ABA Council on Legal Education ignores critics, offers no substantive responses, and says “full speed ahead” with disrupting legal education at most of the nation’s law schools

I take it that's the upshot of this.  The contempt for law schools and legal educators in this memo is palpable, given the devastating (and still unanswered) criticisms of the proposal to double experiential credit hours required for graduation.  The two small concessions are:  (1) the Council now recommends that 3 of the 12 required experiential hours can be earned in the first year of law school; and (2) the curricular changes must be implemented no sooner than 2032-33.

The latter gives law schools an opportunity to organize in opposition to these indefensible changes.  Some possibilities:  (1) a collective refusal by dozens of law schools to comply with these requirements that will disrupt their programs of legal education without any evidence of their benefit–let's dare the ABA to start stripping accreditation from elite law schools, state flagships, etc. (2) a collective effort to lobby the Education Department to recognize other accreditors of law schools, and perhaps to strip the ABA of its accreditation role entirely given its repeated bad behavior.

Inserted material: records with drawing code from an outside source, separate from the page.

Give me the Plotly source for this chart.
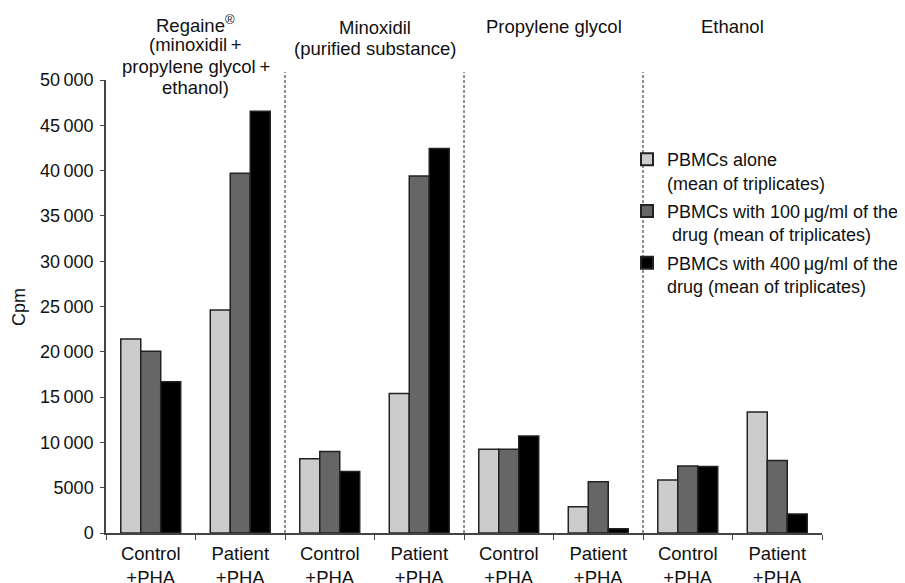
import plotly.graph_objects as go

# ---- data ----
x_positions = [0, 1, 2, 3, 4, 5, 6, 7]
tick_labels = ["Control<br>+PHA", "Patient<br>+PHA"] * 4
alone = [21400, 24600, 8200, 15400, 9250, 2900, 5850, 13350]
dose100 = [20050, 39700, 9000, 39400, 9250, 5650, 7400, 8000]
dose400 = [16700, 46550, 6800, 42450, 10700, 480, 7350, 2100]
series_names = [
    "PBMCs alone<br>(mean of triplicates)",
    "PBMCs with 100\u2009\u03bcg/ml of the<br>\u00a0drug (mean of triplicates)",
    "PBMCs with 400\u2009\u03bcg/ml of the<br>drug (mean of triplicates)",
]
series_colors = ["#cccccc", "#666666", "#000000"]
y_tickvals = [0, 5000, 10000, 15000, 20000, 25000, 30000, 35000, 40000, 45000, 50000]
y_ticktext = ["0", "5000", "10\u2009000", "15\u2009000", "20\u2009000", "25\u2009000",
              "30\u2009000", "35\u2009000", "40\u2009000", "45\u2009000", "50\u2009000"]
separators = [1.5, 3.5, 5.5]
headers = [
    (0.5, ["Regaine<sup>\u00ae</sup>", "(minoxidil\u2009+", "propylene glycol\u2009+", "ethanol)"]),
    (2.5, ["Minoxidil", "(purified substance)"]),
    (4.5, ["Propylene glycol"]),
    (6.5, ["Ethanol"]),
]

FONT = "Liberation Sans, Arial, Helvetica, sans-serif"
# page body has an 8px margin: figure is offset by (8, 8) in the window
OFF = 8
WIN_W, WIN_H = 905, 583
PX_L, PX_R, PX_T, PX_B = 106, 822, 80, 533   # plot area in window pixels
W, H = WIN_W - OFF, WIN_H - OFF
L, T = PX_L - OFF, PX_T - OFF
R, B = WIN_W - PX_R, WIN_H - PX_B
plot_w, plot_h = PX_R - PX_L, PX_B - PX_T

def px_x(px):
    return (px - PX_L) / plot_w

def px_y(py):
    return (PX_B - py) / plot_h

fig = go.Figure()
for i, (vals, name, col) in enumerate(zip([alone, dose100, dose400], series_names, series_colors)):
    fig.add_trace(go.Bar(
        x=x_positions, y=vals, name=name, legendgroup=f"g{i}",
        marker=dict(color=col, line=dict(color="#222222", width=1.5)),
    ))

for s in separators:
    fig.add_shape(type="line", xref="x", yref="paper", x0=s, x1=s,
                  y0=0, y1=px_y(72),
                  line=dict(color="#222222", width=1, dash="3px,2px"))

for xc, lines in headers:
    if len(lines) == 4:
        ys = [24.5, 44.5, 66, 87.5]
    elif len(lines) == 2:
        ys = [27, 48.5]
    else:
        ys = [26]
    for txt, py in zip(lines, ys):
        fig.add_annotation(x=xc, y=px_y(py), xref="x", yref="paper",
                           text=txt, showarrow=False, xanchor="center", yanchor="middle",
                           font=dict(size=18.5, color="#111111", family=FONT))

fig.add_annotation(x=px_x(19), y=px_y(307), xref="paper", yref="paper",
                   text="Cpm", showarrow=False, textangle=-90,
                   xanchor="center", yanchor="middle",
                   font=dict(size=18, color="#111111", family=FONT))

fig.update_layout(
    width=W, height=H,
    margin=dict(l=L, r=R, t=T, b=B, autoexpand=False),
    paper_bgcolor="white", plot_bgcolor="white",
    barmode="group", bargap=0.33, bargroupgap=0,
    font=dict(family=FONT, size=17, color="#111111"),
    showlegend=True,
    legend=dict(x=px_x(627), y=px_y(141), xanchor="left", yanchor="top",
                bgcolor="rgba(0,0,0,0)", font=dict(size=18, family=FONT, color="#111111"),
                itemsizing="constant", tracegroupgap=2, valign="top"),
    xaxis=dict(
        range=[-0.5, 7.5], tickmode="array", tickvals=x_positions, ticktext=tick_labels,
        ticks="", showline=True, linecolor="#444444", linewidth=1.5,
        showgrid=False, zeroline=False, ticklabelstandoff=3,
        tickfont=dict(size=18.5, family=FONT, color="#111111"),
        minor=dict(tickmode="linear", tick0=-0.5, dtick=1, ticks="outside", ticklen=5,
                   tickcolor="#444444", tickwidth=1.2, showgrid=False),
    ),
    yaxis=dict(
        range=[0, 50000], tickmode="array", tickvals=y_tickvals, ticktext=y_ticktext,
        ticks="outside", ticklen=4, tickcolor="#444444", tickwidth=1.2,
        showline=True, linecolor="#444444", linewidth=1.5,
        showgrid=False, zeroline=False, ticklabelstandoff=3,
        tickfont=dict(size=18, family=FONT, color="#111111"),
    ),
)

fig.write_html("out.html")
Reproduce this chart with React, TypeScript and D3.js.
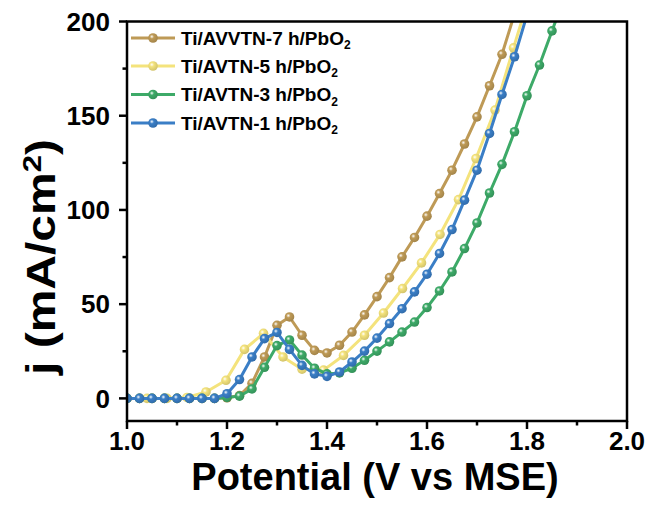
import React from "react";
import * as d3 from "d3";

// ---- data ----
const potentialGrid = [
  1.0, 1.025, 1.05, 1.075, 1.1, 1.125, 1.15, 1.175, 1.2, 1.225, 1.25, 1.275,
  1.3, 1.325, 1.35, 1.375, 1.4, 1.425, 1.45, 1.475, 1.5, 1.525, 1.55, 1.575,
  1.6, 1.625, 1.65, 1.675, 1.7, 1.725, 1.75, 1.775, 1.8, 1.825, 1.85, 1.875,
];

const jAVVTN7 = [
  0, 0, 0, 0, 0, 0, 0, 0, 0.3, 1.5, 8, 22, 38.8, 43.2, 33.5, 25.5, 24.1, 28.2,
  35.2, 44.3, 54, 64.1, 75.1, 85.4, 96.7, 108.7, 121.1, 135, 149.4, 165.9,
  182.6, 204,
];

const potentialAVTN5 = [
  1.0, 1.04, 1.08, 1.12, 1.158, 1.198, 1.235, 1.273, 1.312, 1.35, 1.393, 1.433,
  1.475, 1.513, 1.551, 1.589, 1.626, 1.663, 1.698, 1.736, 1.773, 1.81,
];
const jAVTN5 = [
  0, 0, 0, 0.5, 3.4, 9.6, 26, 34.5, 22, 15.5, 15, 22.8, 33.5, 45.3, 58.3, 71.9,
  87, 105.5, 127.3, 153, 186, 218,
];

const jAVTN3 = [
  0, 0, 0, 0, 0, 0, 0, 0, 0.5, 1.2, 5, 16.5, 28, 31, 23, 16, 13, 13.5, 16, 20.2,
  25.1, 30, 35.2, 40.5, 48.2, 57, 67.1, 79.5, 93.1, 109, 124.2, 141.5, 160.6,
  176.9, 195, 213,
];

const jAVTN1 = [
  0, 0, 0, 0, 0, 0, 0, 0, 2.5, 10, 22, 31.7, 35, 26, 17.5, 13, 11.7, 14, 19.3,
  25.1, 32, 39.7, 47.6, 56.5, 65.9, 76.9, 89.6, 105.2, 121.1, 140.6, 161.3,
  181.3, 203.5,
];

const seriesNames = [
  "Ti/AVVTN-7 h/PbO",
  "Ti/AVTN-5 h/PbO",
  "Ti/AVTN-3 h/PbO",
  "Ti/AVTN-1 h/PbO",
];
const seriesColors = ["#BE9A56", "#F4E37C", "#3DAA68", "#3A7EC6"];

const xTicks = [1.0, 1.2, 1.4, 1.6, 1.8, 2.0];
const xMinor = [1.1, 1.3, 1.5, 1.7, 1.9];
const yTicks = [0, 50, 100, 150, 200];
const yMinor = [25, 75, 125, 175];

const FONT = "Arial, 'Liberation Sans', Helvetica, sans-serif";

export default function App() {
  const W = 652;
  const H = 513;
  const left = 127;
  const right = 627;
  const top = 21.5;
  const bottom = 421;

  const x = d3.scaleLinear().domain([1.0, 2.0]).range([left, right]);
  const y = d3.scaleLinear().domain([-12, 200]).range([bottom, top]);

  const build = (xs: number[], ys: number[]) =>
    ys.map((v, i) => ({ x: xs[i], y: v }));

  const series = [
    build(potentialGrid, jAVVTN7),
    build(potentialAVTN5, jAVTN5),
    build(potentialGrid, jAVTN3),
    build(potentialGrid, jAVTN1),
  ];

  const line = d3
    .line<{ x: number; y: number }>()
    .x((d) => x(d.x))
    .y((d) => y(d.y));

  const legendRows = [38, 66, 94.5, 123];

  return (
    <svg
      width={W}
      height={H}
      style={{ position: "absolute", left: 0, top: 0, background: "#fff" }}
    >
      <defs>
        <clipPath id="plotClip">
          <rect x={left} y={top} width={right - left} height={bottom - top} />
        </clipPath>
        {seriesColors.map((c, i) => (
          <radialGradient key={i} id={`ball${i}`} cx="38%" cy="36%" r="62%">
            <stop offset="0%" stopColor="#ffffff" stopOpacity={0.95} />
            <stop offset="35%" stopColor={c} stopOpacity={1} />
            <stop offset="100%" stopColor={d3.color(c)!.darker(0.4).formatHex()} />
          </radialGradient>
        ))}
      </defs>
      <rect x={0} y={0} width={W} height={H} fill="#fff" />

      <g clipPath="url(#plotClip)">
        {series.map((s, i) => (
          <g key={i}>
            <path
              d={line(s) || ""}
              fill="none"
              stroke={seriesColors[i]}
              strokeWidth={3}
              strokeLinejoin="round"
            />
            {s.map((d, k) => (
              <circle
                key={k}
                cx={x(d.x)}
                cy={y(d.y)}
                r={4.8}
                fill={`url(#ball${i})`}
              />
            ))}
          </g>
        ))}
      </g>

      {/* frame */}
      <rect
        x={left}
        y={top}
        width={right - left}
        height={bottom - top}
        fill="none"
        stroke="#000"
        strokeWidth={2.5}
      />

      {/* x ticks */}
      {xTicks.map((t) => (
        <g key={`xt${t}`}>
          <line x1={x(t)} x2={x(t)} y1={bottom} y2={bottom + 8} stroke="#000" strokeWidth={2.5} />
          <text
            x={x(t)}
            y={450}
            textAnchor="middle"
            fontFamily={FONT}
            fontWeight="bold"
            fontSize={26}
          >
            {t.toFixed(1)}
          </text>
        </g>
      ))}
      {xMinor.map((t) => (
        <line key={`xm${t}`} x1={x(t)} x2={x(t)} y1={bottom} y2={bottom + 4.5} stroke="#000" strokeWidth={2.5} />
      ))}

      {/* y ticks */}
      {yTicks.map((t) => (
        <g key={`yt${t}`}>
          <line x1={left - 8} x2={left} y1={y(t)} y2={y(t)} stroke="#000" strokeWidth={2.5} />
          <text
            x={110}
            y={y(t) + 9.3}
            textAnchor="end"
            fontFamily={FONT}
            fontWeight="bold"
            fontSize={26}
          >
            {t}
          </text>
        </g>
      ))}
      {yMinor.map((t) => (
        <line key={`ym${t}`} x1={left - 4.5} x2={left} y1={y(t)} y2={y(t)} stroke="#000" strokeWidth={2.5} />
      ))}

      {/* axis titles */}
      <text
        x={375}
        y={490}
        textAnchor="middle"
        fontFamily={FONT}
        fontWeight="bold"
        fontSize={38}
      >
        Potential (V vs MSE)
      </text>
      <g transform={`translate(55, 257) rotate(-90) scale(1.2, 1)`}>
        <text
          textAnchor="middle"
          fontFamily={FONT}
          fontWeight="bold"
          fontSize={40}
        >
          j (mA/cm
          <tspan dy={-14} fontSize={26}>2</tspan>
          <tspan dy={14}>)</tspan>
        </text>
      </g>

      {/* legend */}
      {seriesNames.map((name, i) => (
        <g key={name}>
          <line
            x1={131}
            x2={175}
            y1={legendRows[i]}
            y2={legendRows[i]}
            stroke={seriesColors[i]}
            strokeWidth={3}
          />
          <circle cx={153} cy={legendRows[i]} r={4.8} fill={`url(#ball${i})`} />
          <text
            x={181}
            y={legendRows[i] + 6.5}
            fontFamily={FONT}
            fontWeight="bold"
            fontSize={19}
          >
            {name}
            <tspan dy={4.5} fontSize={12}>2</tspan>
          </text>
        </g>
      ))}
    </svg>
  );
}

(A word about the CLEAR report, which the Council memo references "in support" but does not discuss.  The CLEAR report addresses what it would take to make lawyers "practice-ready" upon graduation, although it adduces no evidence that its recommendations would achieve that.  I will note that doctors are not practice-ready upon graduation from medical school:  they go through another four years of "clinical" education via internships and residencies.  So perhaps the Council will next propose that lawyers need not three years of post-graduate training but six?  That should do wonders for "access to justice" and the affordability of legal education!)